**Written problem:**
Transcribe the material from its first line onward, ending with the line that contains "6650, 7050, 7350, 7620]" and adding nothing beyond it.
===== Data section =====
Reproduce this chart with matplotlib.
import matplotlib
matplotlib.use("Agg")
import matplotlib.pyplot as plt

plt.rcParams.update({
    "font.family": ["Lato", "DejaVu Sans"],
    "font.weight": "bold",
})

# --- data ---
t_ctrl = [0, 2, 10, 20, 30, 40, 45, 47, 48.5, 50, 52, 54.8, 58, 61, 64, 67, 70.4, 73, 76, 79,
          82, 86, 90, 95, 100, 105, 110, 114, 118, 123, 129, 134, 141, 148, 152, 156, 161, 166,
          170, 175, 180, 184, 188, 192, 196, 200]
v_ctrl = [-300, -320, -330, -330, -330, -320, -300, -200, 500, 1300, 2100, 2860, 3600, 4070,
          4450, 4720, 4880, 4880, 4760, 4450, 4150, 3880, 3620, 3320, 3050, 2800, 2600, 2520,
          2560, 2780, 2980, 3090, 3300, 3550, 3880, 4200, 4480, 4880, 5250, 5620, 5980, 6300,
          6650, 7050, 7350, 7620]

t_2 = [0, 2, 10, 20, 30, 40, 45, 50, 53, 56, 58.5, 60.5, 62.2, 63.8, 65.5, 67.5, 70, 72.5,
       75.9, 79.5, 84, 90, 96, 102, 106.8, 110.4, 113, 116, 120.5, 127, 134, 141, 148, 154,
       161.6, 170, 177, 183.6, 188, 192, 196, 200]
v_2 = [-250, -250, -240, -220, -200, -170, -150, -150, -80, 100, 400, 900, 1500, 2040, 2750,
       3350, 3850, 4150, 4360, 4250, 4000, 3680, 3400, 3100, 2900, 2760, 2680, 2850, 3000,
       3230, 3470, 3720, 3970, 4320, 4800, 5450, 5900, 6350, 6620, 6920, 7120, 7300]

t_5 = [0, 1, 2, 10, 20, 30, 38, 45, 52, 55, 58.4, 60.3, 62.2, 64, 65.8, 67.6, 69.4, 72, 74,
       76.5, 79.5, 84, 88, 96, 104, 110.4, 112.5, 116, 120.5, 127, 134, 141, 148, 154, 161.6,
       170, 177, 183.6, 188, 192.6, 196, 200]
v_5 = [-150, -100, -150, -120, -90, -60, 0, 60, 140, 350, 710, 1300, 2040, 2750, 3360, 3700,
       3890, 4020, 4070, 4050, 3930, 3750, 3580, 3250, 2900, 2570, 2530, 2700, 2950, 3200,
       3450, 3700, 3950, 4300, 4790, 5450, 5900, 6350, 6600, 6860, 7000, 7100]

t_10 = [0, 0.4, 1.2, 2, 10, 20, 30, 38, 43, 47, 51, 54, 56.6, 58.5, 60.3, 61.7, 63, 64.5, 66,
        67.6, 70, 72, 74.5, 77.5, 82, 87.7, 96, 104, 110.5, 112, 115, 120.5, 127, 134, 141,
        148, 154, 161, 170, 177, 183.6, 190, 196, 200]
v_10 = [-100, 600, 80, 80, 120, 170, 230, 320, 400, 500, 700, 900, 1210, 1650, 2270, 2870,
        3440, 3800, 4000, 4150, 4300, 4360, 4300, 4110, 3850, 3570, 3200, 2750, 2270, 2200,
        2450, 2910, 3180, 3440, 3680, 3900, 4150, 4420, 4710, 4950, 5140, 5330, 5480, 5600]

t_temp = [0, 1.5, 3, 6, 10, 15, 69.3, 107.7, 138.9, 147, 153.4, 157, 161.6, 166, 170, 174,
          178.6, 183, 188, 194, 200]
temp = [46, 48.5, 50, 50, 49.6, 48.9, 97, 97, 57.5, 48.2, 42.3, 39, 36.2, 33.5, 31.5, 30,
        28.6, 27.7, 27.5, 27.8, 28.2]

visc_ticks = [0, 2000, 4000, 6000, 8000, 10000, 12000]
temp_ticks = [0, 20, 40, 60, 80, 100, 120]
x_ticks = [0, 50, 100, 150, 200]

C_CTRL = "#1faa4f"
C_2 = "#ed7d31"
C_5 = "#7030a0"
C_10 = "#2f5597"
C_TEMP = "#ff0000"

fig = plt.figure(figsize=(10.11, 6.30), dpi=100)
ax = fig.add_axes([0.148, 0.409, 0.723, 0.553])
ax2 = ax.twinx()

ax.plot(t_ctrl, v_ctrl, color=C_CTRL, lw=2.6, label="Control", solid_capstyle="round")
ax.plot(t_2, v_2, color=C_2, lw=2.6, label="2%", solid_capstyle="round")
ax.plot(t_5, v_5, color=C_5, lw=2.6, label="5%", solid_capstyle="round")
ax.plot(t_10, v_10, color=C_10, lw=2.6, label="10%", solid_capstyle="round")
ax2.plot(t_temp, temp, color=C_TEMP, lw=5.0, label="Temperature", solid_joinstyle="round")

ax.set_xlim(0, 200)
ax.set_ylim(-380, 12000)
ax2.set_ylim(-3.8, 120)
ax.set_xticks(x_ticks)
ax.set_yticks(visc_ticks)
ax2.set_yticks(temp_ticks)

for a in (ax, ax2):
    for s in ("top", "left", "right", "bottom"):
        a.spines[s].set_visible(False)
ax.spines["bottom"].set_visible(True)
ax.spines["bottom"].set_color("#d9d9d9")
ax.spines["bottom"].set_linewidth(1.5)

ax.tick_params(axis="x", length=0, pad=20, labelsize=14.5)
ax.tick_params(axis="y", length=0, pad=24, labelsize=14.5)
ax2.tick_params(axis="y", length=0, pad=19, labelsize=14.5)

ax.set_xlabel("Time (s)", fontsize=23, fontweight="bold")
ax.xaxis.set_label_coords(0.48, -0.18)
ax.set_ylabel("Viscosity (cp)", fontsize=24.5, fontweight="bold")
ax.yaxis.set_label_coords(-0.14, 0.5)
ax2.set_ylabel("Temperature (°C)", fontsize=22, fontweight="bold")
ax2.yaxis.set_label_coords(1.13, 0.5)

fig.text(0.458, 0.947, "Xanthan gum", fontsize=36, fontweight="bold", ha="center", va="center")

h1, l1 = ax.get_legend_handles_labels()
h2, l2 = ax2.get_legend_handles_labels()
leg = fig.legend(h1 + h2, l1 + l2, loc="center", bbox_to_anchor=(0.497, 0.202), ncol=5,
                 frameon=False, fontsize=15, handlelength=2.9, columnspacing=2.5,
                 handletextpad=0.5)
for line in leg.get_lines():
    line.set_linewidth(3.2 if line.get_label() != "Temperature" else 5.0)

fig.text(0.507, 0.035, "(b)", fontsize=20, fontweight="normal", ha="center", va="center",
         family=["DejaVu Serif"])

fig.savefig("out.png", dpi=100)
=====
**Complete output:**
Reproduce this chart with matplotlib.
import matplotlib
matplotlib.use("Agg")
import matplotlib.pyplot as plt

plt.rcParams.update({
    "font.family": ["Lato", "DejaVu Sans"],
    "font.weight": "bold",
})

# --- data ---
t_ctrl = [0, 2, 10, 20, 30, 40, 45, 47, 48.5, 50, 52, 54.8, 58, 61, 64, 67, 70.4, 73, 76, 79,
          82, 86, 90, 95, 100, 105, 110, 114, 118, 123, 129, 134, 141, 148, 152, 156, 161, 166,
          170, 175, 180, 184, 188, 192, 196, 200]
v_ctrl = [-300, -320, -330, -330, -330, -320, -300, -200, 500, 1300, 2100, 2860, 3600, 4070,
          4450, 4720, 4880, 4880, 4760, 4450, 4150, 3880, 3620, 3320, 3050, 2800, 2600, 2520,
          2560, 2780, 2980, 3090, 3300, 3550, 3880, 4200, 4480, 4880, 5250, 5620, 5980, 6300,
          6650, 7050, 7350, 7620]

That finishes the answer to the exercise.